**SUPPLIED INFORMATION:**
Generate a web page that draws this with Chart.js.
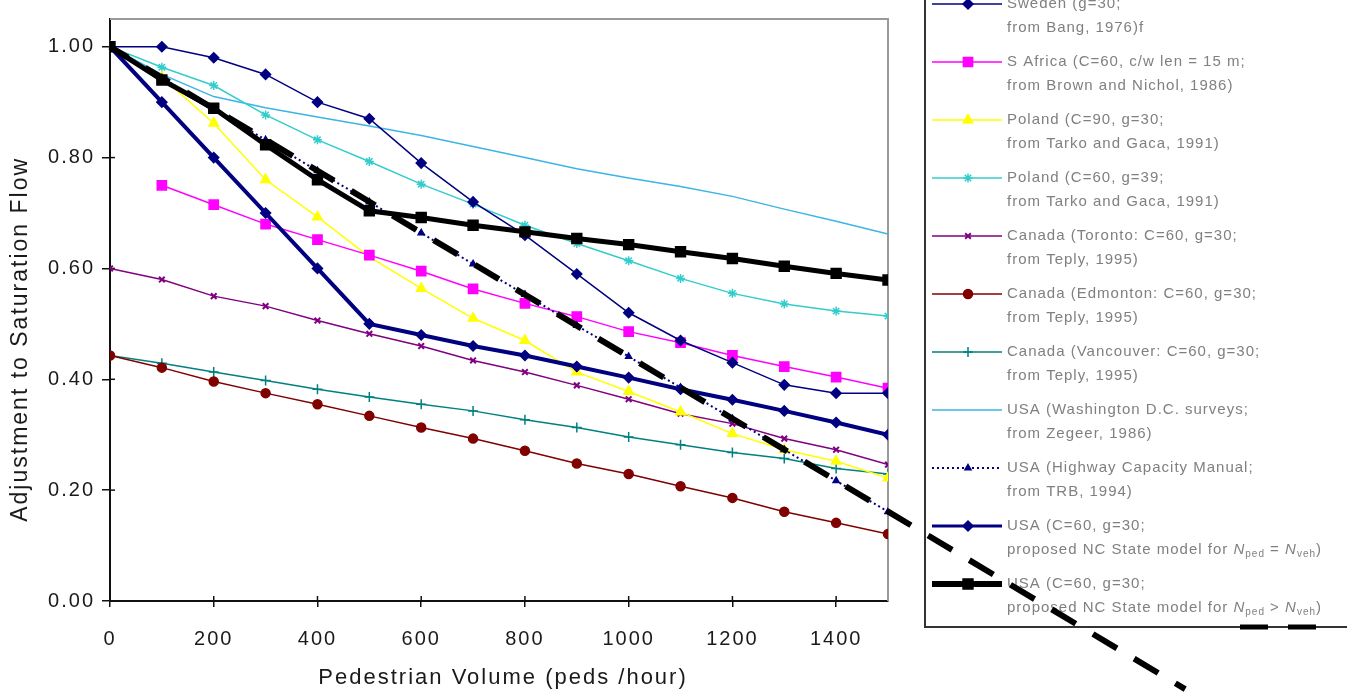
<!DOCTYPE html>
<html>
<head>
<meta charset="utf-8">
<title>Adjustment to Saturation Flow</title>
<script src="https://cdn.jsdelivr.net/npm/chart.js@4.4.1/dist/chart.umd.min.js"></script>
<style>
  html, body { margin: 0; padding: 0; background: #fff; }
  #myChart { display: block; }
</style>
</head>
<body>
<canvas id="myChart" width="1347" height="696"></canvas>
<script>
// pedestrian volumes (peds/hour) on the x axis
const pedVolumes = [0, 100, 200, 300, 400, 500, 600, 700, 800, 900, 1000, 1100, 1200, 1300, 1400, 1500];

// adjustment factors, one array per study
const sweden = [1.00, 1.00, 0.98, 0.95, 0.90, 0.87, 0.79, 0.72, 0.66, 0.59, 0.52, 0.47, 0.43, 0.39, 0.375, 0.375];
const sAfrica = [null, 0.75, 0.715, 0.68, 0.652, 0.624, 0.595, 0.563, 0.537, 0.513, 0.486, 0.466, 0.443, 0.423, 0.404, 0.384];
const poland90 = [1.00, 0.945, 0.862, 0.76, 0.693, 0.621, 0.564, 0.51, 0.47, 0.413, 0.378, 0.341, 0.302, 0.273, 0.252, 0.222];
const poland60 = [1.00, 0.963, 0.93, 0.877, 0.832, 0.793, 0.752, 0.716, 0.678, 0.645, 0.614, 0.582, 0.555, 0.536, 0.523, 0.514];
const toronto = [0.60, 0.58, 0.55, 0.532, 0.506, 0.482, 0.46, 0.434, 0.413, 0.389, 0.364, 0.338, 0.32, 0.293, 0.273, 0.246];
const edmonton = [0.443, 0.421, 0.396, 0.375, 0.355, 0.334, 0.313, 0.293, 0.271, 0.248, 0.229, 0.207, 0.186, 0.161, 0.141, 0.121];
const vancouver = [0.443, 0.429, 0.413, 0.398, 0.382, 0.368, 0.355, 0.343, 0.327, 0.313, 0.296, 0.282, 0.268, 0.257, 0.239, 0.229];
const washingtonDC = [1.00, 0.95, 0.91, 0.89, 0.873, 0.857, 0.84, 0.82, 0.80, 0.78, 0.763, 0.748, 0.73, 0.707, 0.685, 0.662];
const hcm = [1.00, 0.944, 0.888, 0.832, 0.776, 0.72, 0.664, 0.608, 0.553, 0.497, 0.441, 0.385, 0.329, 0.273, 0.217, 0.161];
const ncEqual = [1.00, 0.90, 0.80, 0.70, 0.60, 0.50, 0.48, 0.46, 0.443, 0.423, 0.403, 0.382, 0.363, 0.343, 0.322, 0.30];
const ncGreater = [1.00, 0.94, 0.889, 0.823, 0.76, 0.704, 0.692, 0.678, 0.666, 0.654, 0.643, 0.63, 0.618, 0.604, 0.591, 0.579];

// thick dashed line that runs past the plot (and over the legend)
const dashedX = [0, 2073];
const dashedY = [1.00, -0.159];

const legendLine1 = [
  'Sweden (g=30;',
  'S Africa (C=60, c/w len = 15 m;',
  'Poland (C=90, g=30;',
  'Poland (C=60, g=39;',
  'Canada (Toronto: C=60, g=30;',
  'Canada (Edmonton: C=60, g=30;',
  'Canada (Vancouver: C=60, g=30;',
  'USA (Washington D.C. surveys;',
  'USA (Highway Capacity Manual;',
  'USA (C=60, g=30;',
  'USA (C=60, g=30;'
];
const legendLine2 = [
  'from Bang, 1976)f',
  'from Brown and Nichol, 1986)',
  'from Tarko and Gaca, 1991)',
  'from Tarko and Gaca, 1991)',
  'from Teply, 1995)',
  'from Teply, 1995)',
  'from Teply, 1995)',
  'from Zegeer, 1986)',
  'from TRB, 1994)',
  'proposed NC State model for N_{ped} = N_{veh})',
  'proposed NC State model for N_{ped} > N_{veh})'
];

const FONT = '"Liberation Sans", Arial, sans-serif';

function toPoints(ys, xs) {
  xs = xs || pedVolumes;
  return xs.map((x, i) => ({ x: x, y: ys[i] })).filter(p => p.y !== null);
}

function serie(label, ys, color, width, style, radius, extra) {
  return Object.assign({
    label: label,
    data: toPoints(ys),
    borderColor: color,
    backgroundColor: color,
    pointBackgroundColor: color,
    pointBorderColor: color,
    borderWidth: width,
    pointStyle: style,
    pointRadius: radius,
    pointBorderWidth: 1.5,
    tension: 0,
    fill: false
  }, extra || {});
}

const datasets = [
  serie('Sweden', sweden, '#000080', 1.5, 'rectRot', 5, { order: 3 }),
  serie('S Africa', sAfrica, '#ff00ff', 1.5, 'rect', 6.5, { order: 4 }),
  serie('Poland C=90', poland90, '#ffff00', 1.5, 'triangle', 5.5, { order: 5 }),
  serie('Poland C=60', poland60, '#33cccc', 1.5, 'star', 4.5, { order: 6 }),
  serie('Canada Toronto', toronto, '#800080', 1.5, 'crossRot', 4, { order: 7, pointBorderWidth: 2 }),
  serie('Canada Edmonton', edmonton, '#800000', 1.5, 'circle', 4.5, { order: 8 }),
  serie('Canada Vancouver', vancouver, '#008080', 1.5, 'cross', 5, { order: 9 }),
  serie('USA Washington D.C.', washingtonDC, '#3cb4e6', 1.5, 'circle', 0, { order: 10 }),
  serie('USA HCM', hcm, '#000080', 2, 'triangle', 3.5, { order: 2, borderDash: [2, 3] }),
  serie('USA NC =', ncEqual, '#000080', 4, 'rectRot', 5, { order: 2 }),
  serie('USA NC >', ncGreater, '#000000', 5, 'rect', 7, { order: 1 }),
  {
    label: 'dashed',
    data: toPoints(dashedY, dashedX),
    borderColor: '#000000',
    borderWidth: 6,
    borderDash: [28, 20],
    borderDashOffset: 7,
    borderCapStyle: 'butt',
    pointRadius: 0,
    tension: 0,
    fill: false,
    clip: false,
    order: 0
  }
];

// text with N_{sub} pieces (italic N, small subscript)
function drawRich(ctx, text, x, y) {
  const parts = text.split(/(N_\{\w+\})/);
  parts.forEach(part => {
    const m = part.match(/^N_\{(\w+)\}$/);
    if (m) {
      ctx.font = 'italic 15px ' + FONT;
      ctx.fillText('N', x, y);
      x += ctx.measureText('N').width;
      ctx.font = '10px ' + FONT;
      ctx.fillText(m[1], x, y + 4);
      x += ctx.measureText(m[1]).width;
    } else if (part) {
      ctx.font = '15px ' + FONT;
      ctx.fillText(part, x, y);
      x += ctx.measureText(part).width;
    }
  });
}

const frameAndLegend = {
  id: 'frameAndLegend',
  beforeDraw(chart) {
    chart.ctx.letterSpacing = '2px';
  },
  beforeDatasetsDraw(chart) {
    const { ctx, chartArea: a, scales } = chart;
    ctx.save();

    // grey top and right border of the plot
    ctx.strokeStyle = '#9a9a9a';
    ctx.lineWidth = 2;
    ctx.beginPath();
    ctx.moveTo(a.left, a.top);
    ctx.lineTo(a.right, a.top);
    ctx.lineTo(a.right, a.bottom);
    ctx.stroke();

    // tick marks cross the axes
    ctx.strokeStyle = '#111';
    ctx.lineWidth = 1.5;
    scales.x.ticks.forEach(t => {
      const px = scales.x.getPixelForValue(t.value);
      ctx.beginPath();
      ctx.moveTo(px, a.bottom);
      ctx.lineTo(px, a.bottom - 5);
      ctx.stroke();
    });
    scales.y.ticks.forEach(t => {
      const py = scales.y.getPixelForValue(t.value);
      ctx.beginPath();
      ctx.moveTo(a.left, py);
      ctx.lineTo(a.left + 5, py);
      ctx.stroke();
    });

    // legend box
    const boxLeft = a.right + 37;
    const boxBottom = 627;
    ctx.strokeStyle = '#333';
    ctx.lineWidth = 2;
    ctx.beginPath();
    ctx.moveTo(boxLeft, 0);
    ctx.lineTo(boxLeft, boxBottom);
    ctx.lineTo(chart.width, boxBottom);
    ctx.stroke();
    ctx.strokeStyle = '#000';
    ctx.lineWidth = 5;
    ctx.setLineDash([28, 20]);
    ctx.beginPath();
    ctx.moveTo(boxLeft + 315, boxBottom);
    ctx.lineTo(boxLeft + 392, boxBottom);
    ctx.stroke();
    ctx.setLineDash([]);

    ctx.letterSpacing = '1px';
    ctx.textBaseline = 'middle';
    ctx.textAlign = 'left';
    legendLine1.forEach((line, i) => {
      const ds = datasets[i];
      const y = 4 + 58 * i;
      ctx.strokeStyle = ds.borderColor;
      ctx.lineWidth = i === 10 ? 6 : (i === 9 ? 3 : ds.borderWidth);
      ctx.setLineDash(ds.borderDash || []);
      ctx.beginPath();
      ctx.moveTo(boxLeft + 7, y);
      ctx.lineTo(boxLeft + 77, y);
      ctx.stroke();
      ctx.setLineDash([]);
      if (ds.pointRadius > 0) {
        ctx.fillStyle = ds.pointBackgroundColor;
        ctx.strokeStyle = ds.pointBorderColor;
        ctx.lineWidth = ds.pointBorderWidth;
        Chart.helpers.drawPoint(ctx, {
          pointStyle: ds.pointStyle,
          radius: ds.pointRadius,
          borderWidth: ds.pointBorderWidth,
          rotation: 0
        }, boxLeft + 43, y);
      }
      ctx.fillStyle = '#808080';
      ctx.font = '15px ' + FONT;
      ctx.fillText(line, boxLeft + 82, y);
      drawRich(ctx, legendLine2[i], boxLeft + 82, y + 24);
    });

    ctx.restore();
  }
};

const ctx = document.getElementById('myChart').getContext('2d');

const myChart = new Chart(ctx, {
  type: 'line',
  data: { datasets: datasets },
  options: {
    responsive: false,
    animation: false,
    layout: { padding: { top: 13, right: 459, left: 0, bottom: 0 } },
    plugins: {
      legend: { display: false },
      tooltip: { enabled: false }
    },
    scales: {
      x: {
        type: 'linear',
        min: 0,
        max: 1500,
        ticks: {
          stepSize: 200,
          includeBounds: false,
          maxRotation: 0,
          color: '#1a1a1a',
          padding: 20,
          font: { family: FONT, size: 20 },
          callback: v => String(v)
        },
        grid: { drawOnChartArea: false, drawTicks: true, tickLength: 6, color: '#111', lineWidth: 1.5 },
        border: { display: true, color: '#111', width: 2 },
        title: {
          display: true,
          text: ' Pedestrian Volume (peds /hour)',
          color: '#1a1a1a',
          font: { family: FONT, size: 22 },
          padding: { top: 0, bottom: 5 }
        },
        afterFit(scale) { scale.height = 95; }
      },
      y: {
        min: 0,
        max: 1.05,
        ticks: {
          stepSize: 0.2,
          includeBounds: false,
          color: '#1a1a1a',
          padding: 7,
          font: { family: FONT, size: 20 },
          callback: v => v.toFixed(2)
        },
        grid: { drawOnChartArea: false, drawTicks: true, tickLength: 8, color: '#111', lineWidth: 1.5 },
        border: { display: true, color: '#111', width: 2 },
        title: {
          display: true,
          // trailing spaces push the rotated title down to where it sits in the original
          text: 'Adjustment to Saturation Flow       ',
          color: '#1a1a1a',
          font: { family: FONT, size: 23 },
          padding: { top: 7, bottom: 0 }
        },
        afterFit(scale) { scale.width = 110; }
      }
    }
  },
  plugins: [frameAndLegend]
});
</script>
</body>
</html>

**THE PROBLEM:** Please repeat exactly the data above from its first line to the line that contains "1300, 1400, 1500];", inclusive, and leave every picture out.

**SOLUTION TO THIS EXERCISE:**
Generate a web page that draws this with Chart.js.
<!DOCTYPE html>
<html>
<head>
<meta charset="utf-8">
<title>Adjustment to Saturation Flow</title>
<script src="https://cdn.jsdelivr.net/npm/chart.js@4.4.1/dist/chart.umd.min.js"></script>
<style>
  html, body { margin: 0; padding: 0; background: #fff; }
  #myChart { display: block; }
</style>
</head>
<body>
<canvas id="myChart" width="1347" height="696"></canvas>
<script>
// pedestrian volumes (peds/hour) on the x axis
const pedVolumes = [0, 100, 200, 300, 400, 500, 600, 700, 800, 900, 1000, 1100, 1200, 1300, 1400, 1500];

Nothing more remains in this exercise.